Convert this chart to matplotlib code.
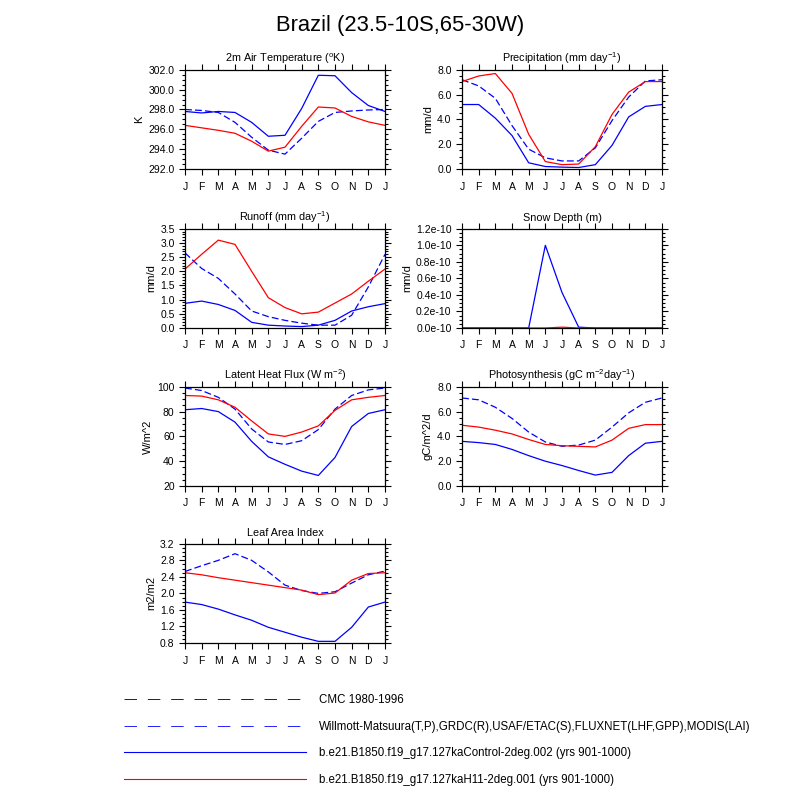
import numpy as np
import matplotlib
matplotlib.use("Agg")
import matplotlib.pyplot as plt
from matplotlib.lines import Line2D
from matplotlib.ticker import MultipleLocator, FixedLocator, FixedFormatter

plt.rcParams['font.family'] = ['Liberation Sans', 'DejaVu Sans']
plt.rcParams['mathtext.default'] = 'regular'

months = ["J", "F", "M", "A", "M", "J", "J", "A", "S", "O", "N", "D", "J"]

# 2m air temperature (K)
tsa_obs = [298.0, 297.9, 297.7, 296.7, 295.2, 293.9, 293.5, 295.1, 296.8, 297.7, 297.85, 297.95, 298.0]
tsa_ctl = [297.8, 297.65, 297.8, 297.7, 296.7, 295.3, 295.4, 298.1, 301.45, 301.4, 299.7, 298.4, 297.8]
tsa_h11 = [296.4, 296.15, 295.9, 295.6, 294.8, 293.8, 294.2, 296.3, 298.25, 298.15, 297.3, 296.75, 296.4]

# precipitation (mm/d)
pre_obs = [7.2, 6.7, 5.7, 3.5, 1.6, 0.9, 0.65, 0.65, 1.7, 3.9, 5.8, 7.1, 7.2]
pre_ctl = [5.2, 5.2, 4.1, 2.7, 0.5, 0.2, 0.15, 0.12, 0.35, 1.9, 4.2, 5.05, 5.2]
pre_h11 = [7.05, 7.5, 7.7, 6.1, 2.8, 0.6, 0.35, 0.4, 1.8, 4.4, 6.2, 7.05, 7.05]

# runoff (mm/d)
ro_obs = [2.65, 2.1, 1.75, 1.2, 0.6, 0.4, 0.27, 0.17, 0.1, 0.1, 0.45, 1.45, 2.6]
ro_ctl = [0.87, 0.95, 0.83, 0.62, 0.2, 0.1, 0.07, 0.05, 0.1, 0.27, 0.6, 0.75, 0.86]
ro_h11 = [2.08, 2.6, 3.1, 2.95, 2.0, 1.07, 0.72, 0.5, 0.56, 0.88, 1.2, 1.65, 2.08]

# snow depth (m)
sd_ctl = [0, 0, 0, 0, 0, 1.0e-10, 0.43e-10, 0.01e-10, 0, 0, 0, 0, 0]
sd_h11 = [0, 0, 0, 0, 0, 0, 0.01e-10, 0, 0, 0, 0, 0, 0]

# latent heat flux (W/m^2)
lh_obs = [99, 97, 91.5, 82, 66, 55.5, 53.5, 56.5, 65.5, 82, 93, 97.5, 99]
lh_ctl = [81.5, 82.5, 80, 71.5, 56, 43.5, 37.5, 32, 28.5, 43, 68, 78.5, 81.5]
lh_h11 = [93, 92.5, 89.5, 83.5, 72.5, 62, 60, 63.5, 68.5, 81, 89.5, 91.5, 93]

# photosynthesis (gC/m^2/d)
gpp_obs = [7.1, 6.95, 6.35, 5.45, 4.35, 3.55, 3.2, 3.3, 3.7, 4.75, 5.9, 6.75, 7.1]
gpp_ctl = [3.6, 3.5, 3.35, 2.95, 2.45, 2.0, 1.65, 1.25, 0.88, 1.1, 2.45, 3.45, 3.6]
gpp_h11 = [4.9, 4.75, 4.5, 4.2, 3.75, 3.35, 3.25, 3.2, 3.15, 3.7, 4.65, 4.95, 4.95]

# leaf area index (m2/m2)
lai_obs = [2.53, 2.67, 2.8, 2.96, 2.8, 2.52, 2.2, 2.07, 2.0, 2.04, 2.25, 2.45, 2.54]
lai_ctl = [1.79, 1.73, 1.62, 1.48, 1.35, 1.18, 1.06, 0.94, 0.84, 0.84, 1.18, 1.67, 1.79]
lai_h11 = [2.5, 2.45, 2.38, 2.32, 2.26, 2.2, 2.14, 2.08, 1.97, 2.01, 2.32, 2.48, 2.5]

legend_labels = [
    "CMC 1980-1996",
    "Willmott-Matsuura(T,P),GRDC(R),USAF/ETAC(S),FLUXNET(LHF,GPP),MODIS(LAI)",
    "b.e21.B1850.f19_g17.127kaControl-2deg.002 (yrs 901-1000)",
    "b.e21.B1850.f19_g17.127kaH11-2deg.001 (yrs 901-1000)",
]

panels = [
    (r"2m Air Temperature ($^{o}$K)", "K", tsa_obs, tsa_ctl, tsa_h11, (292, 302), 2, 0.5, "%.1f"),
    (r"Precipitation (mm day$^{-1}$)", "mm/d", pre_obs, pre_ctl, pre_h11, (0, 8), 2, 0.5, "%.1f"),
    (r"Runoff (mm day$^{-1}$)", "mm/d", ro_obs, ro_ctl, ro_h11, (0, 3.5), 0.5, 0.1, "%.1f"),
    ("Snow Depth (m)", "mm/d", None, sd_ctl, sd_h11, (0, 1.2e-10), None, None, None),
    (r"Latent Heat Flux (W m$^{-2}$)", "W/m^2", lh_obs, lh_ctl, lh_h11, (20, 100), 20, 5, "%d"),
    (r"Photosynthesis (gC m$^{-2}$day$^{-1}$)", "gC/m^2/d", gpp_obs, gpp_ctl, gpp_h11, (0, 8), 2, 0.5, "%.1f"),
    ("Leaf Area Index", "m2/m2", lai_obs, lai_ctl, lai_h11, (0.8, 3.2), 0.4, 0.1, "%.1f"),
]

lefts = [0.23125, 0.5775]
bottoms = [0.78875, 0.59, 0.3925, 0.19625]
w, h = 0.25, 0.124
dash = (0, (5.5, 2.5))

fig = plt.figure(figsize=(8, 8), dpi=100)
fig.text(0.5, 0.968, "Brazil (23.5-10S,65-30W)", ha="center", va="center", fontsize=15.8)

x = np.arange(13)
for i, (title, ylab, obs, ctl, h11, ylim, major, minor, fmt) in enumerate(panels):
    ax = fig.add_axes([lefts[i % 2], bottoms[i // 2], w, h])
    if obs is not None:
        ax.plot(x, obs, color="blue", lw=0.9, linestyle=dash)
    ax.plot(x, ctl, color="blue", lw=0.9)
    ax.plot(x, h11, color="red", lw=0.9)
    ax.set_xlim(0, 12)
    ax.set_ylim(*ylim)
    ax.set_xticks(x)
    ax.set_xticklabels(months)
    if major is not None:
        ax.yaxis.set_major_locator(MultipleLocator(major))
        ax.yaxis.set_minor_locator(MultipleLocator(minor))
        ax.yaxis.set_major_formatter(plt.FormatStrFormatter(fmt))
    else:
        vals = np.arange(0, 7) * 0.2e-10
        ax.yaxis.set_major_locator(FixedLocator(vals))
        ax.yaxis.set_major_formatter(FixedFormatter(["%.1fe-10" % (v * 1e10) for v in vals]))
        ax.yaxis.set_minor_locator(MultipleLocator(0.05e-10))
    ax.set_title(title, fontsize=7.8, pad=5.5)
    ax.set_ylabel(ylab, fontsize=8, labelpad=3)
    ax.tick_params(axis="both", which="both", direction="out", top=True, right=True,
                   labelsize=7.5, width=0.8)
    ax.tick_params(axis="both", which="major", length=4)
    ax.tick_params(axis="y", which="minor", length=2)
    ax.tick_params(axis="x", which="major", pad=5)
    for s in ax.spines.values():
        s.set_linewidth(0.9)

handles = [
    Line2D([], [], color="black", lw=0.6, linestyle=(0, (15, 13))),
    Line2D([], [], color="blue", lw=0.6, linestyle=(0, (15, 13))),
    Line2D([], [], color="blue", lw=0.8),
    Line2D([], [], color="red", lw=0.8),
]
fig.legend(handles, legend_labels, loc="upper left", bbox_to_anchor=(0.155, 0.132),
           frameon=False, fontsize=8.3, handlelength=15.8, handletextpad=1.1,
           labelspacing=1.25, borderpad=0, borderaxespad=0)

fig.savefig("out.png", dpi=100)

Exercise brief.
Return only the lines from the start of the data through the line that contains "0.01e-10, 0, 0, 0, 0, 0, 0]", please, copying them exactly and omitting all pictures.

Right answer.
Convert this chart to matplotlib code.
import numpy as np
import matplotlib
matplotlib.use("Agg")
import matplotlib.pyplot as plt
from matplotlib.lines import Line2D
from matplotlib.ticker import MultipleLocator, FixedLocator, FixedFormatter

plt.rcParams['font.family'] = ['Liberation Sans', 'DejaVu Sans']
plt.rcParams['mathtext.default'] = 'regular'

months = ["J", "F", "M", "A", "M", "J", "J", "A", "S", "O", "N", "D", "J"]

# 2m air temperature (K)
tsa_obs = [298.0, 297.9, 297.7, 296.7, 295.2, 293.9, 293.5, 295.1, 296.8, 297.7, 297.85, 297.95, 298.0]
tsa_ctl = [297.8, 297.65, 297.8, 297.7, 296.7, 295.3, 295.4, 298.1, 301.45, 301.4, 299.7, 298.4, 297.8]
tsa_h11 = [296.4, 296.15, 295.9, 295.6, 294.8, 293.8, 294.2, 296.3, 298.25, 298.15, 297.3, 296.75, 296.4]

# precipitation (mm/d)
pre_obs = [7.2, 6.7, 5.7, 3.5, 1.6, 0.9, 0.65, 0.65, 1.7, 3.9, 5.8, 7.1, 7.2]
pre_ctl = [5.2, 5.2, 4.1, 2.7, 0.5, 0.2, 0.15, 0.12, 0.35, 1.9, 4.2, 5.05, 5.2]
pre_h11 = [7.05, 7.5, 7.7, 6.1, 2.8, 0.6, 0.35, 0.4, 1.8, 4.4, 6.2, 7.05, 7.05]

# runoff (mm/d)
ro_obs = [2.65, 2.1, 1.75, 1.2, 0.6, 0.4, 0.27, 0.17, 0.1, 0.1, 0.45, 1.45, 2.6]
ro_ctl = [0.87, 0.95, 0.83, 0.62, 0.2, 0.1, 0.07, 0.05, 0.1, 0.27, 0.6, 0.75, 0.86]
ro_h11 = [2.08, 2.6, 3.1, 2.95, 2.0, 1.07, 0.72, 0.5, 0.56, 0.88, 1.2, 1.65, 2.08]

# snow depth (m)
sd_ctl = [0, 0, 0, 0, 0, 1.0e-10, 0.43e-10, 0.01e-10, 0, 0, 0, 0, 0]
sd_h11 = [0, 0, 0, 0, 0, 0, 0.01e-10, 0, 0, 0, 0, 0, 0]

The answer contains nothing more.